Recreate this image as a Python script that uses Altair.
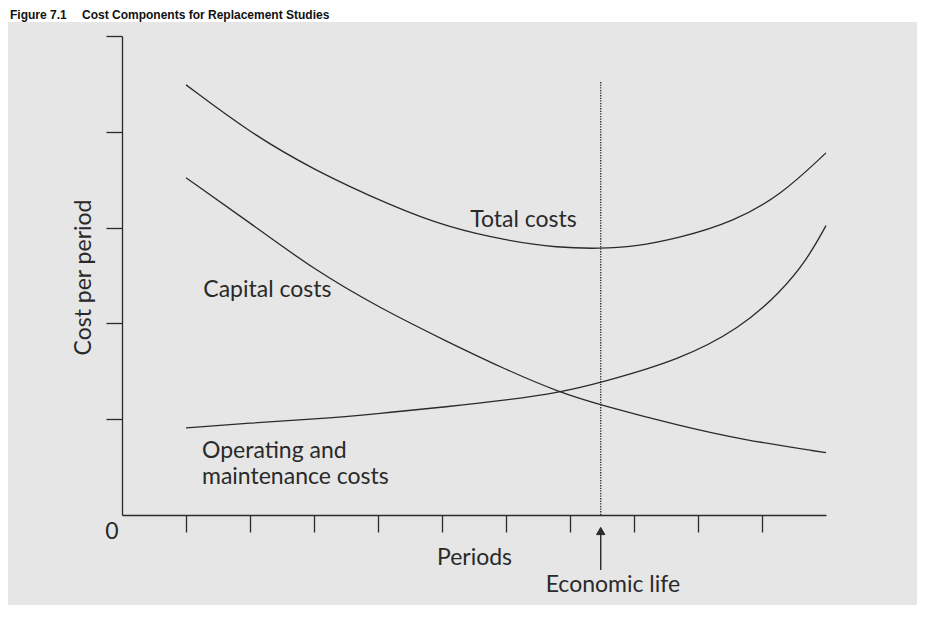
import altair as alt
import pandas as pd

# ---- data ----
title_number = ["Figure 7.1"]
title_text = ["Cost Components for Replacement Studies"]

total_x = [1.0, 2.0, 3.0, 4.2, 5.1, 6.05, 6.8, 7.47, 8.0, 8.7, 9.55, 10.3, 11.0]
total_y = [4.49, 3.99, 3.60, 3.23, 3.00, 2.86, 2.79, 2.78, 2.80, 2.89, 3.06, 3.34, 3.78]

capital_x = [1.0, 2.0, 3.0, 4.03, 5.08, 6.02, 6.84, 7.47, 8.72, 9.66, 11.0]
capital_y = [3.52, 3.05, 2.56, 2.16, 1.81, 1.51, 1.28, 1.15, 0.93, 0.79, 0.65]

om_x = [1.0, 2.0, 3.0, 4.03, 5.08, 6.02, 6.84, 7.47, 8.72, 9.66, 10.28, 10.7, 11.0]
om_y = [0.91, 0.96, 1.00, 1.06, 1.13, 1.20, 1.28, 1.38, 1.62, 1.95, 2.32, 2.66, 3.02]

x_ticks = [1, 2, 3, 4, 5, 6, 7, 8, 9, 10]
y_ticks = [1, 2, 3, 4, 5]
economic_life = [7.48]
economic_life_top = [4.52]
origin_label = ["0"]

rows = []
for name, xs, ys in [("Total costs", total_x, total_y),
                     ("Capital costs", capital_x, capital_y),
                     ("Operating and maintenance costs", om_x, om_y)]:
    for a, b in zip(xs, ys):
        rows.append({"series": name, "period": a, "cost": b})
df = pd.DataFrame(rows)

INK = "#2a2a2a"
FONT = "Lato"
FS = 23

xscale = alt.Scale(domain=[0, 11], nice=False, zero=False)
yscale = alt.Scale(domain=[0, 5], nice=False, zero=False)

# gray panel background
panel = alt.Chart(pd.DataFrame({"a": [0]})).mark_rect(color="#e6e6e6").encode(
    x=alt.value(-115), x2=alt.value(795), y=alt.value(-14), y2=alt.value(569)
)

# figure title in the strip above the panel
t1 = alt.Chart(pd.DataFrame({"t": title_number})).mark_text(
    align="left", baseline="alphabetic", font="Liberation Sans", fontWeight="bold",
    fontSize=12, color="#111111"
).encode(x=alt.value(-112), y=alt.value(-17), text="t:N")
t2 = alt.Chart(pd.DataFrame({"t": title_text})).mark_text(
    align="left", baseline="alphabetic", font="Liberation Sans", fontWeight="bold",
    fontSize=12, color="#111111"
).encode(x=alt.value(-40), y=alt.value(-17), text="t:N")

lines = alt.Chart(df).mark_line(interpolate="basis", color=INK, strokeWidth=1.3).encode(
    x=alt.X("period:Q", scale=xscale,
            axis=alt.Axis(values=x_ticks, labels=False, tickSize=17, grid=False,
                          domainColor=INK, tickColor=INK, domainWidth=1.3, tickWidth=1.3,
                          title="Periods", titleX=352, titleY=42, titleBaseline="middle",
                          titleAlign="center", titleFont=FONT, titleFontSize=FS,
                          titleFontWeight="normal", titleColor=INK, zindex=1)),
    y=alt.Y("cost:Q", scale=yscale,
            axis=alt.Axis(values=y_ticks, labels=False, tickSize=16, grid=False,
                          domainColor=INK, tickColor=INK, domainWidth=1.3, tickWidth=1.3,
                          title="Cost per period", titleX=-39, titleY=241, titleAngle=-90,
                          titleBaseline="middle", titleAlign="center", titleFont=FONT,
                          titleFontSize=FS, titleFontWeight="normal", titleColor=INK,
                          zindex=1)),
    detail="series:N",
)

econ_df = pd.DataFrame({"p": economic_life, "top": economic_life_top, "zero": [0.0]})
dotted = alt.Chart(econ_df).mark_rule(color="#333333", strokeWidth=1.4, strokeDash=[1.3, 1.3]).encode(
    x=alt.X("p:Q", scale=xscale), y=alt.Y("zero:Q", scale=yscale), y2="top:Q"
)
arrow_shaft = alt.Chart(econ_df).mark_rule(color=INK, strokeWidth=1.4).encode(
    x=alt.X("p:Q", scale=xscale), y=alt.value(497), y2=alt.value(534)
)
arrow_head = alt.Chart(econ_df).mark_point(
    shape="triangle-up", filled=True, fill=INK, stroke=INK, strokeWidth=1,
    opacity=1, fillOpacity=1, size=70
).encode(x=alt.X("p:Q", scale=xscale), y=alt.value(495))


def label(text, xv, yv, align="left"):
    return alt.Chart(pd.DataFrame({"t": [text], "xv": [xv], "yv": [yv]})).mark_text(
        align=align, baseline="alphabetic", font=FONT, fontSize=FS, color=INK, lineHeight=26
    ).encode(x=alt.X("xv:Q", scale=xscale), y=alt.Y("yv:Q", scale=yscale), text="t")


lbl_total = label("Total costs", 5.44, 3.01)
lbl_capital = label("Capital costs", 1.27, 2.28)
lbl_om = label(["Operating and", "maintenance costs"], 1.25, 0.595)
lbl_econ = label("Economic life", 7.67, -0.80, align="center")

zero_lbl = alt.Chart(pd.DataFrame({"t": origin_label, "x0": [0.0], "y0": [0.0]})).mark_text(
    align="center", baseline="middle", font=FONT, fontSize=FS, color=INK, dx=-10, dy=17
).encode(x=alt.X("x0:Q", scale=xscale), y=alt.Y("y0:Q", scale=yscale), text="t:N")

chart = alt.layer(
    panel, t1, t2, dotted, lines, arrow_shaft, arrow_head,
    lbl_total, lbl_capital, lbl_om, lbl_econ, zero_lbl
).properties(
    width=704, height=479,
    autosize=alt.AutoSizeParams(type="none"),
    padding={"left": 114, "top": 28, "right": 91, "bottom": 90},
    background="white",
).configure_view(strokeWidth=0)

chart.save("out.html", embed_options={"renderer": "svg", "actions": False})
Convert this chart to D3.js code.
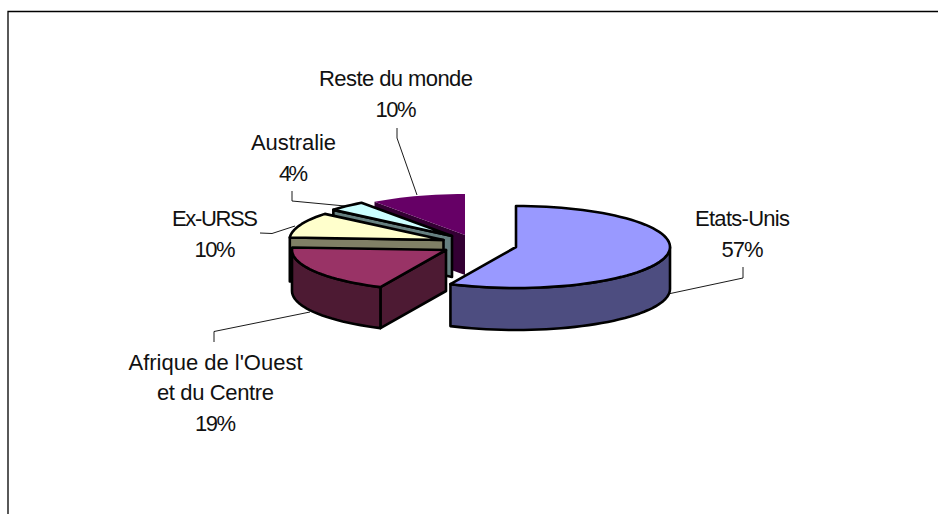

※ ※ ※

▶ _THE PROBLEM_
Leave the pictures out, and transcribe each of the records exactly.

▶ _OUTPUT FOR THIS TASK_
Recreate this image as a Python script that uses Altair.
import altair as alt
import pandas as pd

# ---- data ----
title_number = ["Figure 7.1"]
title_text = ["Cost Components for Replacement Studies"]

total_x = [1.0, 2.0, 3.0, 4.2, 5.1, 6.05, 6.8, 7.47, 8.0, 8.7, 9.55, 10.3, 11.0]
total_y = [4.49, 3.99, 3.60, 3.23, 3.00, 2.86, 2.79, 2.78, 2.80, 2.89, 3.06, 3.34, 3.78]

capital_x = [1.0, 2.0, 3.0, 4.03, 5.08, 6.02, 6.84, 7.47, 8.72, 9.66, 11.0]
capital_y = [3.52, 3.05, 2.56, 2.16, 1.81, 1.51, 1.28, 1.15, 0.93, 0.79, 0.65]

om_x = [1.0, 2.0, 3.0, 4.03, 5.08, 6.02, 6.84, 7.47, 8.72, 9.66, 10.28, 10.7, 11.0]
om_y = [0.91, 0.96, 1.00, 1.06, 1.13, 1.20, 1.28, 1.38, 1.62, 1.95, 2.32, 2.66, 3.02]

x_ticks = [1, 2, 3, 4, 5, 6, 7, 8, 9, 10]
y_ticks = [1, 2, 3, 4, 5]
economic_life = [7.48]
economic_life_top = [4.52]
origin_label = ["0"]

rows = []
for name, xs, ys in [("Total costs", total_x, total_y),
                     ("Capital costs", capital_x, capital_y),
                     ("Operating and maintenance costs", om_x, om_y)]:
    for a, b in zip(xs, ys):
        rows.append({"series": name, "period": a, "cost": b})
df = pd.DataFrame(rows)

INK = "#2a2a2a"
FONT = "Lato"
FS = 23

xscale = alt.Scale(domain=[0, 11], nice=False, zero=False)
yscale = alt.Scale(domain=[0, 5], nice=False, zero=False)

# gray panel background
panel = alt.Chart(pd.DataFrame({"a": [0]})).mark_rect(color="#e6e6e6").encode(
    x=alt.value(-115), x2=alt.value(795), y=alt.value(-14), y2=alt.value(569)
)

# figure title in the strip above the panel
t1 = alt.Chart(pd.DataFrame({"t": title_number})).mark_text(
    align="left", baseline="alphabetic", font="Liberation Sans", fontWeight="bold",
    fontSize=12, color="#111111"
).encode(x=alt.value(-112), y=alt.value(-17), text="t:N")
t2 = alt.Chart(pd.DataFrame({"t": title_text})).mark_text(
    align="left", baseline="alphabetic", font="Liberation Sans", fontWeight="bold",
    fontSize=12, color="#111111"
).encode(x=alt.value(-40), y=alt.value(-17), text="t:N")

lines = alt.Chart(df).mark_line(interpolate="basis", color=INK, strokeWidth=1.3).encode(
    x=alt.X("period:Q", scale=xscale,
            axis=alt.Axis(values=x_ticks, labels=False, tickSize=17, grid=False,
                          domainColor=INK, tickColor=INK, domainWidth=1.3, tickWidth=1.3,
                          title="Periods", titleX=352, titleY=42, titleBaseline="middle",
                          titleAlign="center", titleFont=FONT, titleFontSize=FS,
                          titleFontWeight="normal", titleColor=INK, zindex=1)),
    y=alt.Y("cost:Q", scale=yscale,
            axis=alt.Axis(values=y_ticks, labels=False, tickSize=16, grid=False,
                          domainColor=INK, tickColor=INK, domainWidth=1.3, tickWidth=1.3,
                          title="Cost per period", titleX=-39, titleY=241, titleAngle=-90,
                          titleBaseline="middle", titleAlign="center", titleFont=FONT,
                          titleFontSize=FS, titleFontWeight="normal", titleColor=INK,
                          zindex=1)),
    detail="series:N",
)

econ_df = pd.DataFrame({"p": economic_life, "top": economic_life_top, "zero": [0.0]})
dotted = alt.Chart(econ_df).mark_rule(color="#333333", strokeWidth=1.4, strokeDash=[1.3, 1.3]).encode(
    x=alt.X("p:Q", scale=xscale), y=alt.Y("zero:Q", scale=yscale), y2="top:Q"
)
arrow_shaft = alt.Chart(econ_df).mark_rule(color=INK, strokeWidth=1.4).encode(
    x=alt.X("p:Q", scale=xscale), y=alt.value(497), y2=alt.value(534)
)
arrow_head = alt.Chart(econ_df).mark_point(
    shape="triangle-up", filled=True, fill=INK, stroke=INK, strokeWidth=1,
    opacity=1, fillOpacity=1, size=70
).encode(x=alt.X("p:Q", scale=xscale), y=alt.value(495))


def label(text, xv, yv, align="left"):
    return alt.Chart(pd.DataFrame({"t": [text], "xv": [xv], "yv": [yv]})).mark_text(
        align=align, baseline="alphabetic", font=FONT, fontSize=FS, color=INK, lineHeight=26
    ).encode(x=alt.X("xv:Q", scale=xscale), y=alt.Y("yv:Q", scale=yscale), text="t")


lbl_total = label("Total costs", 5.44, 3.01)
lbl_capital = label("Capital costs", 1.27, 2.28)
lbl_om = label(["Operating and", "maintenance costs"], 1.25, 0.595)
lbl_econ = label("Economic life", 7.67, -0.80, align="center")

zero_lbl = alt.Chart(pd.DataFrame({"t": origin_label, "x0": [0.0], "y0": [0.0]})).mark_text(
    align="center", baseline="middle", font=FONT, fontSize=FS, color=INK, dx=-10, dy=17
).encode(x=alt.X("x0:Q", scale=xscale), y=alt.Y("y0:Q", scale=yscale), text="t:N")

chart = alt.layer(
    panel, t1, t2, dotted, lines, arrow_shaft, arrow_head,
    lbl_total, lbl_capital, lbl_om, lbl_econ, zero_lbl
).properties(
    width=704, height=479,
    autosize=alt.AutoSizeParams(type="none"),
    padding={"left": 114, "top": 28, "right": 91, "bottom": 90},
    background="white",
).configure_view(strokeWidth=0)

chart.save("out.html", embed_options={"renderer": "svg", "actions": False})
Convert this chart to D3.js code.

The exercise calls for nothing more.